Pull every line containing the word "this" from the records.

[start MATERIAL FOR THE TASK]

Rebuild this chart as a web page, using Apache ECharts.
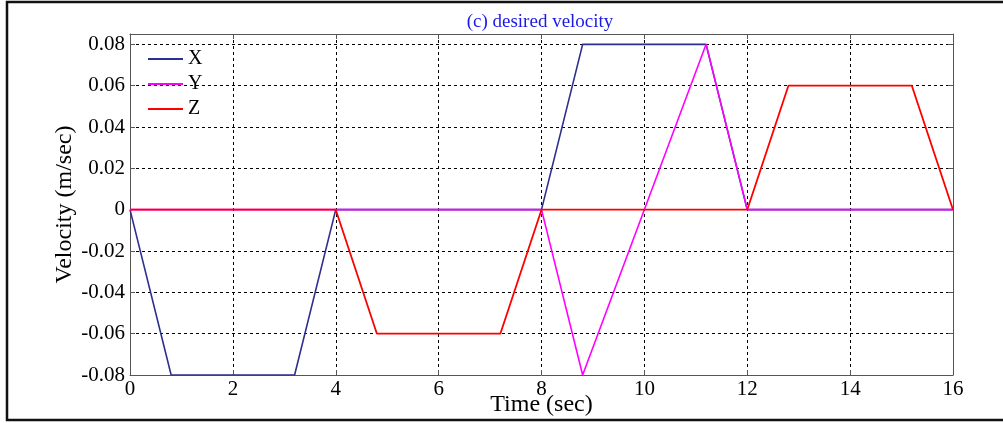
<!DOCTYPE html>
<html>
<head>
<meta charset="utf-8">
<script src="https://cdn.jsdelivr.net/npm/echarts@6/dist/echarts.min.js"></script>
<style>
html,body{margin:0;padding:0;background:#fff;}
#chart{width:1003px;height:423px;}
</style>
</head>
<body>
<div id="chart"></div>
<script>
// ---- data ----
const xTime = [0, 0.8, 3.2, 4, 8, 8.8, 11.2, 12, 16];
const xVel  = [0, -0.08, -0.08, 0, 0, 0.08, 0.08, 0, 0];
const yTime = [0, 8, 8.8, 11.2, 12, 16];
const yVel  = [0, 0, -0.08, 0.08, 0, 0];
const zTime = [0, 4, 4.8, 7.2, 8, 12, 12.8, 15.2, 16];
const zVel  = [0, 0, -0.06, -0.06, 0, 0, 0.06, 0.06, 0];
const seriesNames = ['X', 'Y', 'Z'];
const xTicks = [0, 2, 4, 6, 8, 10, 12, 14, 16];
const yTicks = [-0.08, -0.06, -0.04, -0.02, 0, 0.02, 0.04, 0.06, 0.08];

const pairs = (t, v) => t.map((x, i) => [x, v[i]]);
const FONT = 'Liberation Serif';

const chart = echarts.init(document.getElementById('chart'), null, {renderer: 'canvas'});
const fmtY = v => {
  const r = Math.round(v * 100) / 100;
  return r === 0 ? '0' : String(r);
};
const axisLineStyle = {color: '#555', width: 1};
chart.setOption({
  animation: false,
  backgroundColor: '#fff',
  title: {
    text: '(c) desired velocity',
    left: 535, top: 8, textAlign: 'center',
    textStyle: {fontFamily: FONT, fontSize: 19, fontWeight: 'normal', color: '#1a1ae6'}
  },
  legend: {
    data: seriesNames,
    orient: 'vertical', left: 143, top: 44,
    itemWidth: 35, itemHeight: 2, itemGap: 5, icon: 'rect',
    textStyle: {fontFamily: FONT, fontSize: 20, color: '#000', lineHeight: 20, padding: [0,0,0,0]}
  },
  grid: {left: 130, right: 50, top: 34, bottom: 48, containLabel: false, outerBoundsMode: 'none'},
  xAxis: [{
    type: 'value', min: 0, max: 16, interval: 2,
    name: 'Time (sec)', nameLocation: 'middle', nameGap: 18, nameMoveOverlap: false,
    nameTextStyle: {fontFamily: FONT, fontSize: 24, color: '#000'},
    axisLine: {show: true, onZero: false, lineStyle: axisLineStyle},
    axisTick: {show: true, inside: true, length: 5, lineStyle: axisLineStyle},
    axisLabel: {fontFamily: FONT, fontSize: 21, color: '#000', margin: 4},
    splitLine: {show: true, lineStyle: {color: '#000', type: [3, 3], width: 1}}
  }, {
    type: 'value', min: 0, max: 16, interval: 2, position: 'top',
    axisLine: {show: true, onZero: false, lineStyle: axisLineStyle},
    axisTick: {show: true, inside: true, length: 5, lineStyle: axisLineStyle},
    axisLabel: {show: false}, splitLine: {show: false}
  }],
  yAxis: [{
    type: 'value', min: -0.08, max: 0.085, interval: 0.02,
    name: 'Velocity (m/sec)', nameLocation: 'middle', nameGap: 53, nameMoveOverlap: false,
    nameTextStyle: {fontFamily: FONT, fontSize: 24, color: '#000'},
    axisLine: {show: true, onZero: false, lineStyle: axisLineStyle},
    axisTick: {show: true, inside: true, length: 5, lineStyle: axisLineStyle},
    axisLabel: {fontFamily: FONT, fontSize: 21, color: '#000', margin: 5, formatter: fmtY, showMaxLabel: false},
    splitLine: {show: true, lineStyle: {color: '#000', type: [3, 3], width: 1}}
  }, {
    type: 'value', min: -0.08, max: 0.085, interval: 0.02, position: 'right',
    axisLine: {show: true, onZero: false, lineStyle: axisLineStyle},
    axisTick: {show: true, inside: true, length: 5, lineStyle: axisLineStyle},
    axisLabel: {show: false}, splitLine: {show: false}
  }],
  graphic: [{
    type: 'rect', silent: true, z: 100,
    shape: {x: 7, y: 2, width: 1020, height: 418},
    style: {fill: 'none', stroke: '#111', lineWidth: 2.5}
  }],
  series: [
    {name: 'X', type: 'line', data: pairs(xTime, xVel), showSymbol: false, symbol: 'none',
     lineStyle: {color: '#2B2F8F', width: 1.6}, itemStyle: {color: '#2B2F8F'}},
    {name: 'Y', type: 'line', data: pairs(yTime, yVel), showSymbol: false, symbol: 'none',
     lineStyle: {color: '#FF00FF', width: 1.6}, itemStyle: {color: '#FF00FF'}},
    {name: 'Z', type: 'line', data: pairs(zTime, zVel), showSymbol: false, symbol: 'none',
     lineStyle: {color: '#FF0000', width: 1.8}, itemStyle: {color: '#FF0000'}}
  ]
});
</script>
</body>
</html>
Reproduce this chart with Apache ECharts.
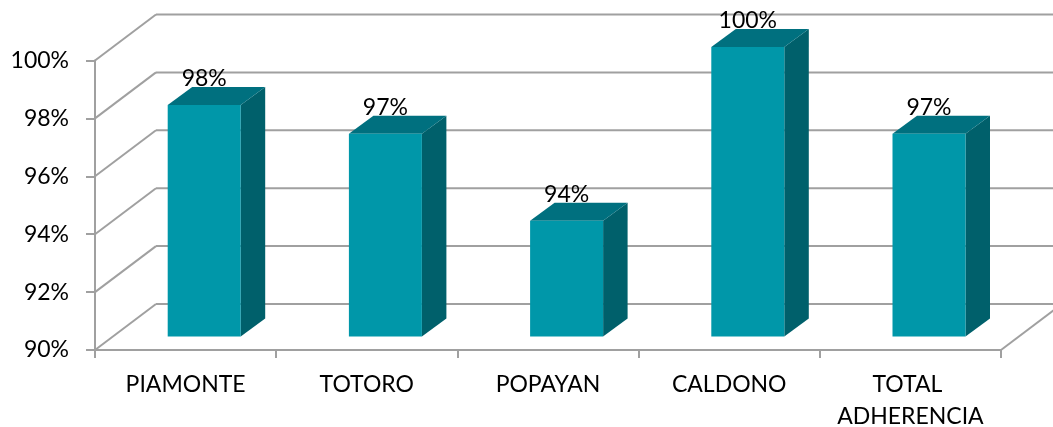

[end MATERIAL FOR THE TASK]

=== FINAL RESULT ===
Rebuild this chart as a web page, using Apache ECharts.
Reproduce this chart with Apache ECharts.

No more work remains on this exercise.